When we reached Silverton, we stripped off most of our layers, then bolted north, with the wind at our back, to finish the last 22 miles of the loop. Asta was flying along here, so I followed along as fast as I could go and managed to just barely hang on as we shot north through fields, farms, and small villages, arriving in Canby just as the evening Cascades went zipping through towards Salem and points south.

Ye Olde Brevet Card

Not a very fast loop, I’m afraid, but we finished before the sun went down and before the evening rainstorms started. And then, after a considerable time spent sitting in the restaurant that was the closing control, we were rescued by Oliver Smith and given a ride back into town instead of having to ride, through the pouring rain, that last 18 miles back to civilization.

And then I had to spend six hours cleaning for Silas’s 10th birthday party.

Pictures? Yes, right here. Sanity? Nope, not at all, and that’s the way I like it.

Comments


You know, from reading this, I don’t get the idea that you enjoyed the ride very much. Sorry if that’s the case. Also, my reputation for including arduous climbs is probably well deserved, but it’s funny to read it since I’d say you’re probably most acquainted with my UGB route, which isn’t particularly thick with steep ramps.

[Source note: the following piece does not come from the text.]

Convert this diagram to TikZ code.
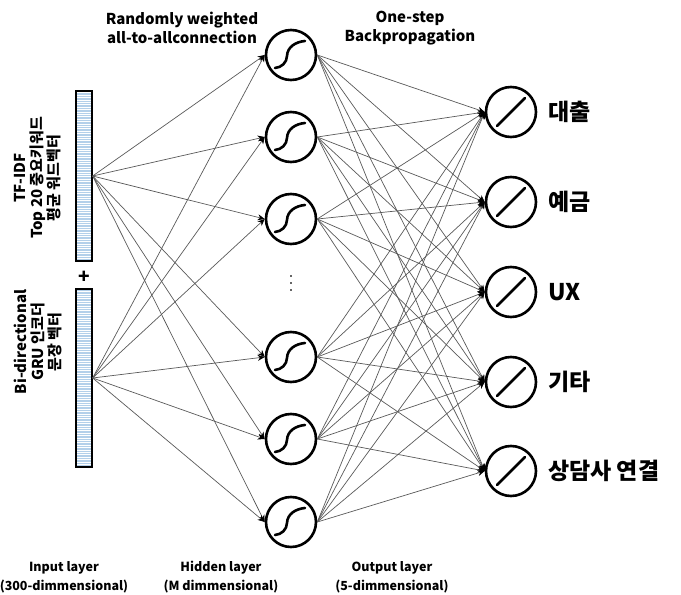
\documentclass[tikz,border=0pt]{standalone}
\usepackage{fontspec}
\setmainfont{Noto Sans CJK KR}
\usetikzlibrary{arrows.meta}
\definecolor{barblue}{RGB}{180,208,234}
\begin{document}
\begin{tikzpicture}[x=1pt,y=1pt,
  hid/.style={circle,draw,line width=2.6pt,minimum size=50pt,inner sep=0pt},
  outn/.style={circle,draw,line width=2.6pt,minimum size=50pt,inner sep=0pt},
  inbar/.style={draw,line width=1.3pt,fill=white,minimum width=16pt,minimum height=170pt,inner sep=0pt,
    path picture={\foreach \k in {1.2,3.6,...,180}{\draw[barblue,line width=1.4pt]
      ([yshift=\k pt]path picture bounding box.south west) -- ([yshift=\k pt]path picture bounding box.south east);}}},
  conn/.style={draw=black!65,line width=0.7pt,-{Stealth[length=7pt,width=6pt,black]}},
  lbl/.style={font=\bfseries\fontsize{23}{26}\selectfont,anchor=west,inner sep=0pt},
  hdr/.style={font=\bfseries\fontsize{15}{19}\selectfont,align=center,inner sep=0pt},
  bot/.style={font=\bfseries\fontsize{12.5}{19}\selectfont,align=center,inner sep=0pt},
  side/.style={font=\bfseries\fontsize{15}{17}\selectfont,align=center,rotate=90,inner sep=0pt},
  sym/.style={line width=2.6pt,line cap=round},
  dot/.style={fill=black!60,inner sep=0pt,minimum size=2.4pt}
]
\useasboundingbox (0,0) rectangle (681,595);

% input bars
\node[inbar] (in1) at (84,419) {};
\node[inbar,minimum height=178pt] (in2) at (84,217) {};
\node[font=\bfseries\fontsize{19}{19}\selectfont] (plus) at (84,318) {+};

% side labels
\node[side] (t1) at (38,417) {TF-IDF\\Top 20 중요키워드\\평균 워드벡터};
\node[side] (t2) at (38,253) {Bi-directional\\GRU 인코더\\문장 벡터};

% hidden nodes
\foreach \i/\y in {1/540,2/458,3/376,4/238,5/156,6/73}{
  \node[hid] (h\i) at (291,\y) {};
  \draw[sym] (h\i.center) ++(-16,-13) to[out=5,in=-92] ++(12,12) to[out=88,in=185] ++(18,15);
}
\node[dot] (d1) at (291,319) {};
\node[dot] (d2) at (291,312) {};
\node[dot] (d3) at (291,305) {};

% output nodes
\foreach \j/\y in {1/483,2/393,3/303,4/213,5/124}{
  \node[outn] (o\j) at (511,\y) {};
  \draw[sym] (o\j.center) ++(-14,-14) -- ++(28,28);
}
\node[lbl] (l1) at (548,483) {대출};
\node[lbl] (l2) at (548,393) {예금};
\node[lbl] (l3) at (548,303) {UX};
\node[lbl] (l4) at (548,213) {기타};
\node[lbl] (l5) at (548,124) {상담사 연결};

% connections
\foreach \i in {1,...,6}{
  \draw[conn] (in1.east) -- (h\i.west);
  \draw[conn] (in2.east) -- (h\i.west);
  \foreach \j in {1,...,5}{
    \draw[conn] (h\i.east) -- (o\j.west);
  }
}

% headers
\node[hdr] (hd1) at (182,567) {Randomly weighted\\all-to-allconnection};
\node[hdr] (hd2) at (410,567) {One-step\\Backpropagation};

% bottom labels
\node[bot] (b1) at (64,18) {Input layer\\(300-dimmensional)};
\node[bot] (b2) at (221,18) {Hidden layer\\(M dimmensional)};
\node[bot] (b3) at (392,18) {Output layer\\(5-dimmensional)};
\end{tikzpicture}
\end{document}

Michael Wed Apr 25 11:03:38 2012

No, I actually enjoyed most of the loop. The unsigned wye onto Molalla Forest Road was annoying (it is not an obvious left turn there,) the south end of Meridian really wants to turn you onto Hobart, and the location of the south falls lodge is very unintuitive, but other than that (and the last 500 feet up to the summit in Silver Falls park, which has wonderful sightlines so I can see exactly how hard I’m being dropped on it :-( ) it’s a nice day out on the line and I’ve added some of the bits of it to my collection of roads to add into permanents.

Getting soaked by the morning rain didn’t help with the cuesheet reading very much (Molalla was a festival of misdirection, and we probably ate about 10 minutes each doing a wrong turn and being corrected by the other) but that’s not an artifact of the route.